BAR HARBOR, Maine, July 25 (UPI) -- U.S. biologists say they've solved the long-running dispute over whether turtles are more closely related to birds and crocodiles or to lizards.
Turtles have been slow to give up the secrets of their evolution and their place on the evolutionary tree, but paleobiologists at Mount Desert Island Biological Laboratory in Bar Harbor, Maine, say a new technique for analyzing and classifying animals has put turtles firmly with lizards on the family tree of life.
Working with colleagues at Harvard, Yale and Dartmouth, the research team looked at a newly discovered class of molecules called microRNA that can switch genes on and off and regulate protein production and which are also remarkably similar within related animal groups, providing important clues for identification, a MDIBL release said Monday.
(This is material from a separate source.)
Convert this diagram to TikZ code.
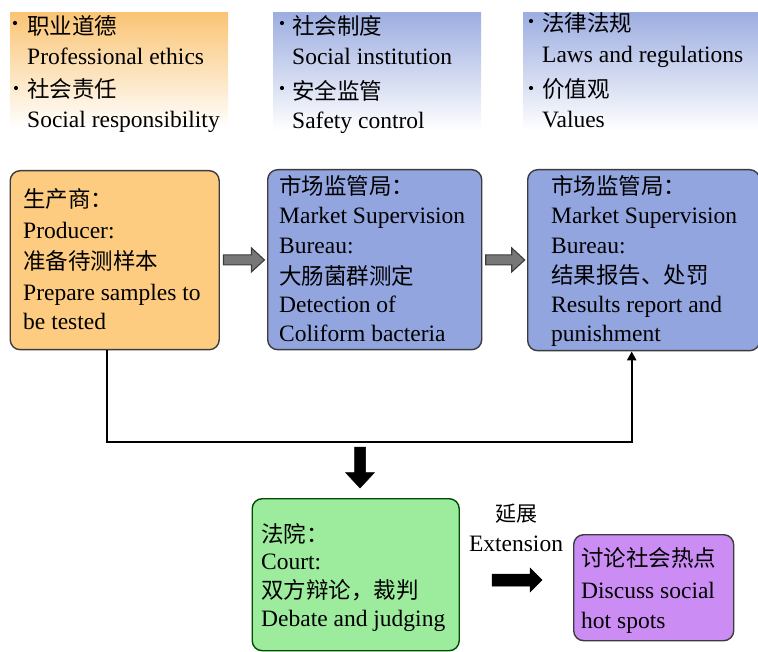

"Different microRNAs develop fairly rapidly in different animal species over time, but once developed, they then remain virtually unchanged," said Kevin Peterson, a paleobiologist at MDIBL and Dartmouth College. "They provide a kind of molecular map that allows us to trace a species' evolution."
Peterson worked with Ben King, a bioinformatician at MDIBL, to find microRNAs in the lizard genome.
"We identified 77 new microRNA families, and four of these turned out to also be expressed in the painted turtle," King said. "So we had the evidence we needed to say that turtles are a sister group to lizards and not crocodiles."